STOCKHOLM (Reuters) - The Swedish government will put forward a bill granting it wider powers to quickly take steps such as closing transport hubs or restaurants if needed to curb the spread of the novel coronavirus that has infected thousands across the country.
The bill, which was widely expected to be pass parliament in the coming days after several opposition parties voiced their support, primarily cuts the time needed for the minority government to close many public venues.
While parliament can still reverse measures in a subsequent vote, but does not need to be consulted for prior approval.
“Today, we have decided on a bill to give us the tools to be able to act quickly with more measures if needed,” Deputy Prime Minister Isabella Lovin told a news conference after the government had held talks with opposition parties.

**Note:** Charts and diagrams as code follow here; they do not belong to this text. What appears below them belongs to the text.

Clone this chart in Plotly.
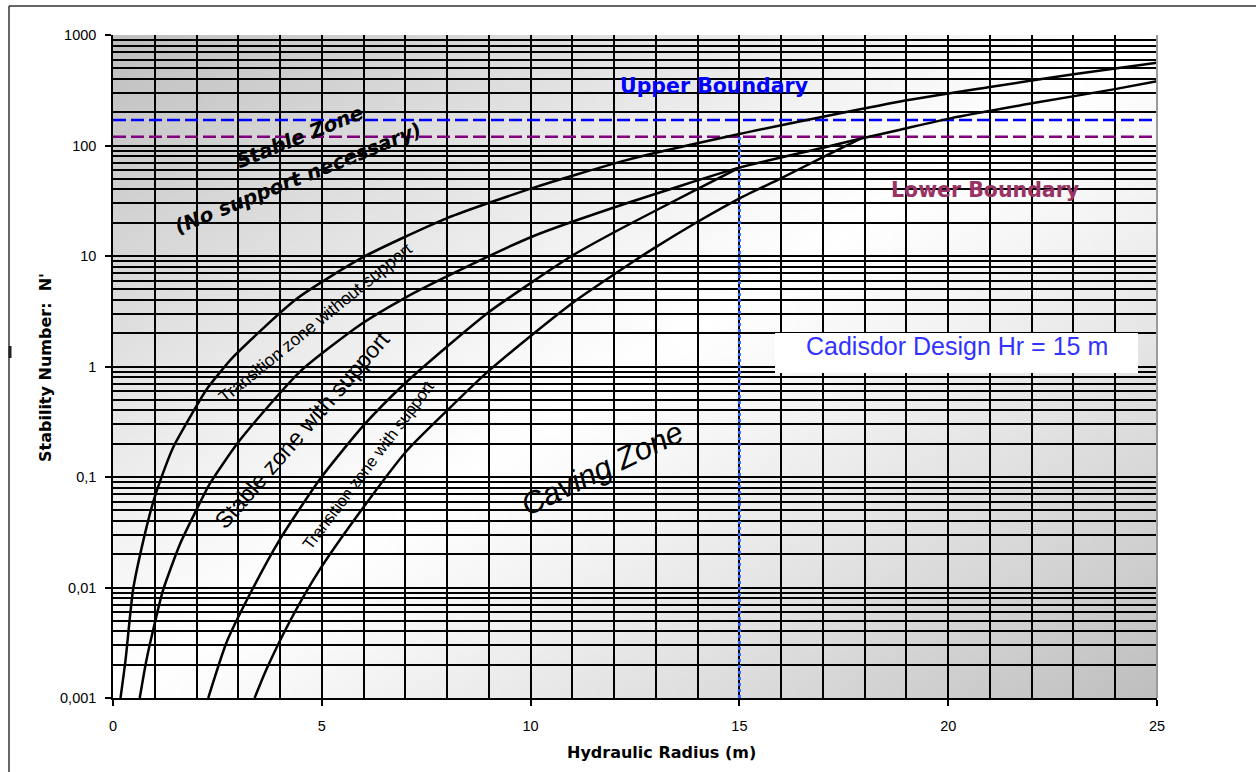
import base64
import struct
import zlib

import plotly.graph_objects as go

# ---------------------------------------------------------------------------
# Stability graph data: hydraulic radius (m) vs stability number N'
# ---------------------------------------------------------------------------
curve1_x = [0.18, 0.30, 0.48, 0.72, 0.96, 1.12, 1.44, 1.92, 2.24, 2.88,
            4.4, 6.0, 8.0, 10.06, 12.25, 15.0, 18.85, 21.0, 23.0, 25.0]
curve1_y = [0.001, 0.0022, 0.0095, 0.026, 0.059, 0.09, 0.185, 0.39, 0.62, 1.22,
            4.1, 9.8, 22.0, 41.4, 73.0, 127.0, 250.0, 338.0, 442.0, 560.0]

curve2_x = [0.64, 0.80, 1.04, 1.2, 1.6, 1.92, 2.32, 3.035, 4.48, 5.93, 6.95, 7.91,
            10.06, 12.3, 15.0, 16.93, 17.89, 18.85, 20.05, 22.04, 23.96, 25.0]
curve2_y = [0.001, 0.0022, 0.0055, 0.0095, 0.0245, 0.044, 0.087, 0.215, 0.9, 2.4,
            4.1, 6.3, 15.1, 30.0, 63.0, 94.0, 115.0, 139.0, 176.0, 242.0, 322.0, 382.0]

curve3_x = [2.28, 2.72, 3.27, 3.99, 4.95, 5.99, 6.95, 8.03, 9.02, 11.02, 12.26,
            13.98, 15.0]
curve3_y = [0.001, 0.0032, 0.0086, 0.027, 0.095, 0.29, 0.68, 1.55, 3.15, 10.2, 18.5,
            40.0, 63.0]

curve4_x = [3.39, 3.67, 4.23, 4.95, 5.91, 7.03, 8.03, 8.95, 10.06, 11.02, 12.38,
            12.93, 13.98, 14.95, 15.97, 16.93, 17.89]
curve4_y = [0.001, 0.0018, 0.0049, 0.0145, 0.048, 0.172, 0.41, 0.88, 1.97, 3.8,
            8.5, 11.6, 20.2, 32.4, 50.0, 76.0, 115.0]

upper_boundary = 170.0
lower_boundary = 120.0
design_hr = 15.0
x_span = [0.0, 25.0]

x_tick_vals = [0, 5, 10, 15, 20, 25]
y_tick_vals = [0.001, 0.01, 0.1, 1, 10, 100, 1000]
y_tick_text = ["0,001", "0,01", "0,1", "1", "10", "100", "1000"]

# ---------------------------------------------------------------------------
# Canvas geometry (pixels)
# ---------------------------------------------------------------------------
W, H = 1256, 772
L, R, T, B = 113, 1157, 35, 698


def px_x(px):
    return (px - L) / (R - L)


def px_y(py):
    return (B - py) / (B - T)


def gradient_png(w, h):
    """Diagonal grey-white-grey fill used behind the plotting area."""
    rows = []
    for j in range(h):
        v = j / (h - 1)
        row = bytearray()
        for i in range(w):
            u = i / (w - 1)
            d = abs(u + v - 1.0)
            c = int(round(255 - 64 * d ** 1.15))
            row += bytes((c, c, c))
        rows.append(b"\x00" + bytes(row))
    raw = b"".join(rows)

    def chunk(tag, data):
        body = tag + data
        return struct.pack(">I", len(data)) + body + struct.pack(">I", zlib.crc32(body) & 0xFFFFFFFF)

    png = b"\x89PNG\r\n\x1a\n"
    png += chunk(b"IHDR", struct.pack(">IIBBBBB", w, h, 8, 2, 0, 0, 0))
    png += chunk(b"IDAT", zlib.compress(raw, 9))
    png += chunk(b"IEND", b"")
    return "data:image/png;base64," + base64.b64encode(png).decode("ascii")


SANS = "Liberation Sans, Arial, sans-serif"
BOLD = "DejaVu Sans, Verdana, sans-serif"

fig = go.Figure()

# design hydraulic radius marker
fig.add_trace(go.Scatter(
    x=[design_hr, design_hr], y=[0.001, lower_boundary], mode="lines",
    line=dict(color="#3366FF", width=3, dash="dot"), hoverinfo="skip"))

# boundaries
fig.add_trace(go.Scatter(
    x=x_span, y=[upper_boundary, upper_boundary], mode="lines",
    line=dict(color="#0000FF", width=2.5, dash="13px,5px"), hoverinfo="skip"))
fig.add_trace(go.Scatter(
    x=x_span, y=[lower_boundary, lower_boundary], mode="lines",
    line=dict(color="#800080", width=2.5, dash="13px,5px"), hoverinfo="skip"))

for cx, cy in [(curve1_x, curve1_y), (curve2_x, curve2_y),
               (curve3_x, curve3_y), (curve4_x, curve4_y)]:
    fig.add_trace(go.Scatter(
        x=cx, y=cy, mode="lines", line=dict(color="black", width=2.5, shape="spline",
                                            smoothing=0.6),
        hoverinfo="skip"))

grid = dict(showgrid=True, gridcolor="black", gridwidth=1.8)

fig.update_xaxes(
    range=x_span, tickvals=x_tick_vals, ticks="outside", ticklen=6, tickwidth=1.5,
    tickcolor="black", showline=True, linecolor="black", linewidth=1.5,
    zeroline=False, tickfont=dict(family=SANS, size=14.5, color="black"),
    ticklabelstandoff=8,
    minor=dict(dtick=1, ticks="", **grid), **grid)

minor_y = [k * 10.0 ** e for e in range(-3, 3) for k in range(2, 10)]
fig.update_yaxes(
    type="log", range=[-3, 3], tickvals=y_tick_vals, ticktext=y_tick_text,
    ticks="outside", ticklen=6, tickwidth=1.5, tickcolor="black",
    showline=True, linecolor="black", linewidth=1.5, zeroline=False,
    tickfont=dict(family=SANS, size=14.5, color="black"),
    ticklabelstandoff=6,
    minor=dict(tickvals=minor_y, ticks="", **grid), **grid)

shapes = [
    # right-hand edge of the plotting area
    dict(type="line", xref="paper", yref="paper", x0=1, x1=1, y0=0, y1=1,
         line=dict(color="#9a9a9a", width=2)),
    # outer chart frame
    dict(type="line", xref="paper", yref="paper", x0=px_x(9), x1=px_x(W + 5),
         y0=px_y(6), y1=px_y(6), line=dict(color="#333333", width=1.5)),
    dict(type="line", xref="paper", yref="paper", x0=px_x(9), x1=px_x(9),
         y0=px_y(6), y1=px_y(H + 5), line=dict(color="#333333", width=1.5)),
    dict(type="line", xref="paper", yref="paper", x0=px_x(10), x1=px_x(10),
         y0=px_y(346), y1=px_y(358), line=dict(color="#222222", width=3)),
    # white label box
    dict(type="rect", xref="paper", yref="paper", x0=px_x(775), x1=px_x(1138),
         y0=px_y(373), y1=px_y(333), fillcolor="white", line=dict(width=0),
         layer="above"),
]


def note(text, cx, cy, size, family, color="black", angle=0, bold=False,
         italic=False):
    return dict(
        text=text, xref="paper", yref="paper", x=px_x(cx), y=px_y(cy),
        xanchor="center", yanchor="middle", showarrow=False, textangle=angle,
        font=dict(family=family, size=size, color=color,
                  weight="bold" if bold else "normal",
                  style="italic" if italic else "normal"))


annotations = [
    note("Upper Boundary", 714, 86, 20.5, BOLD, "#0000FF", bold=True),
    note("Lower Boundary", 985, 190, 20.5, BOLD, "#993366", bold=True),
    note("Stable Zone", 299, 137, 20, BOLD, angle=-22, bold=True, italic=True),
    note("(No support necessary)", 298, 178, 20, BOLD, angle=-22, bold=True,
         italic=True),
    note("Transition zone without support", 315, 323, 17.5, SANS, angle=-39),
    note("Stable zone with support", 302, 430, 23, SANS, angle=-49),
    note("Transition zone with support", 368, 465, 16.5, SANS, angle=-53),
    note("Caving Zone", 602, 468, 31, SANS, angle=-26, italic=True),
    note("Cadisdor Design Hr = 15 m", 957, 346, 25, SANS, "#3333FF"),
    note("Hydraulic Radius (m)", 661, 752, 16, BOLD, bold=True),
    note("Stability Number:\u00a0 N'", 45, 368, 16, BOLD, angle=-90, bold=True),
]

fig.update_layout(
    width=W, height=H, margin=dict(l=L, r=W - R, t=T, b=H - B, pad=0),
    paper_bgcolor="white", plot_bgcolor="rgba(0,0,0,0)", showlegend=False,
    shapes=shapes, annotations=annotations,
    images=[dict(source=gradient_png(120, 80), xref="paper", yref="paper",
                 x=0, y=1, sizex=1, sizey=1, xanchor="left", yanchor="top",
                 sizing="stretch", layer="below")],
)

fig.write_html("out.html")
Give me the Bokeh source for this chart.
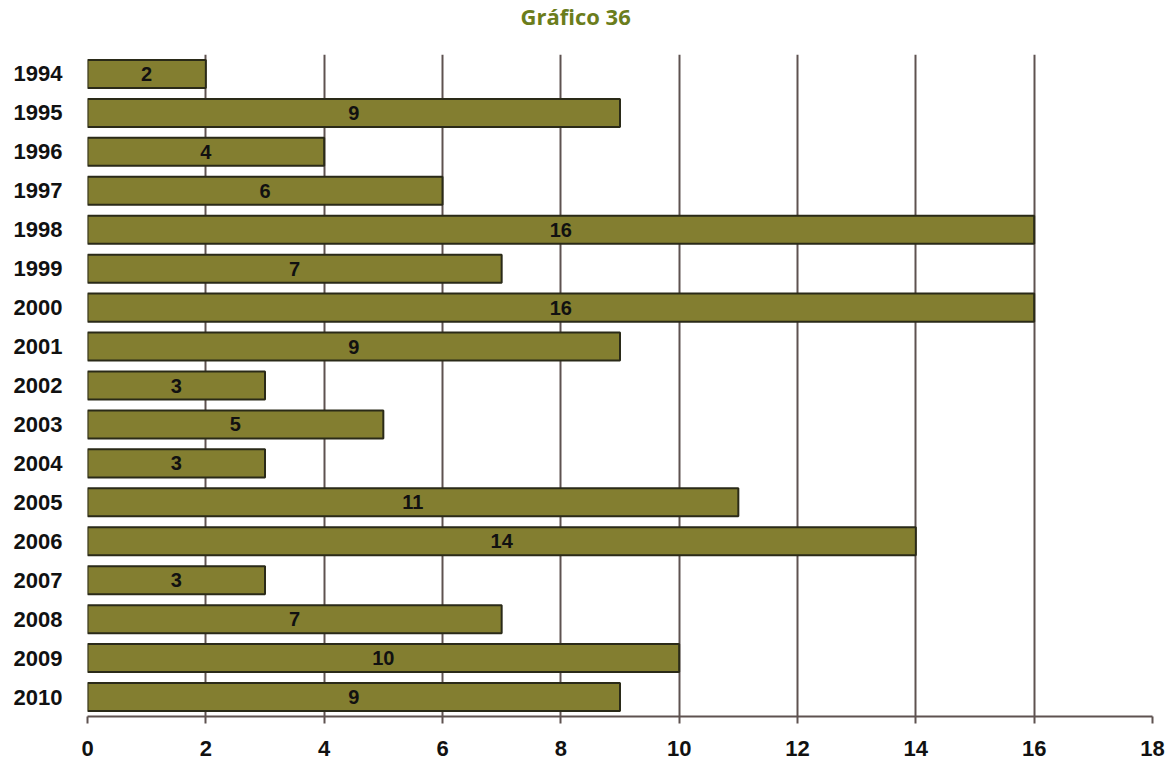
from bokeh.plotting import figure
from bokeh.models import ColumnDataSource, FixedTicker, Range1d, Title
from bokeh.core.properties import value
from bokeh.embed import file_html
from bokeh.resources import INLINE

years = ["1994", "1995", "1996", "1997", "1998", "1999", "2000", "2001", "2002",
         "2003", "2004", "2005", "2006", "2007", "2008", "2009", "2010"]
counts = [2, 9, 4, 6, 16, 7, 16, 9, 3, 5, 3, 11, 14, 3, 7, 10, 9]
x_ticks = [0, 2, 4, 6, 8, 10, 12, 14, 16, 18]

src = ColumnDataSource(dict(
    year=years,
    count=counts,
    mid=[c / 2 for c in counts],
    label=[str(c) for c in counts],
))

p = figure(
    width=1168, height=766,
    y_range=list(reversed(years)),
    x_range=Range1d(0, 18),
    output_backend="svg", toolbar_location=None,
    min_border_left=87, min_border_right=16, min_border_top=0,
    min_border_bottom=50,
)

spacer = Title(text=" ", text_font_size="10px", standoff=9, text_color="white")
main_title = Title(text="Gráfico 36", text_font="Open Sans", text_font_style="bold",
                   text_font_size="22px", text_color="#6b7d1c", align="left",
                   offset=433, standoff=0, vertical_align="top")
p.add_layout(spacer, "above")
p.add_layout(main_title, "above")

p.outline_line_color = None
p.background_fill_color = "white"
p.border_fill_color = "white"

p.hbar(y="year", right="count", left=0, height=0.72, source=src,
       fill_color="#837e30", line_color="#2a2a18", line_width=2)

p.text(x="mid", y="year", text="label", source=src,
       text_align="center", text_baseline="middle",
       text_font=value("Liberation Sans"), text_font_style="bold",
       text_font_size="20px", text_color="#111111")

p.xaxis.ticker = FixedTicker(ticks=x_ticks)
p.xaxis.axis_line_color = "#5e5250"
p.xaxis.axis_line_width = 2
p.xaxis.major_tick_line_color = "#5e5250"
p.xaxis.major_tick_line_width = 2
p.xaxis.major_tick_out = 7
p.xaxis.major_tick_in = 0
p.xaxis.minor_tick_line_color = None
p.xaxis.major_label_text_font = "Liberation Sans"
p.xaxis.major_label_text_font_style = "bold"
p.xaxis.major_label_text_font_size = "22px"
p.xaxis.major_label_text_color = "#111111"
p.xaxis.major_label_standoff = 17

p.yaxis.axis_line_color = None
p.yaxis.major_tick_line_color = None
p.yaxis.major_label_text_font = "Liberation Sans"
p.yaxis.major_label_text_font_style = "bold"
p.yaxis.major_label_text_font_size = "22px"
p.yaxis.major_label_text_color = "#111111"
p.yaxis.major_label_standoff = 19

p.xgrid.ticker = FixedTicker(ticks=x_ticks)
p.xgrid.grid_line_color = "#5e5250"
p.xgrid.grid_line_width = 2
p.ygrid.grid_line_color = None

open("out.html", "w").write(file_html(p, INLINE))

“This proposal applies only to actions associated with the coronavirus and for a limited time only.”
Sweden, where nearly 600 COVID-19 patients have died, has taken a more liberal and low-key approach toward fighting the virus than most other European countries, relying primarily on voluntary measures and common sense than outright bans.
While schools, restaurants and most businesses have remained open, the government has banned public gatherings of over 50 people and shut universities, while authorities have also advised those who can to work from home.
The increased powers to impose restrictions without prior approval by parliament would be valid for up to three months.
Prime Minister Stefan Lofven said that while most measures were not bans he still expected all Swedes to comply.
“The advise from the authorities are not just little hints,” he said. “It is expected that we follow them every day, every minute.”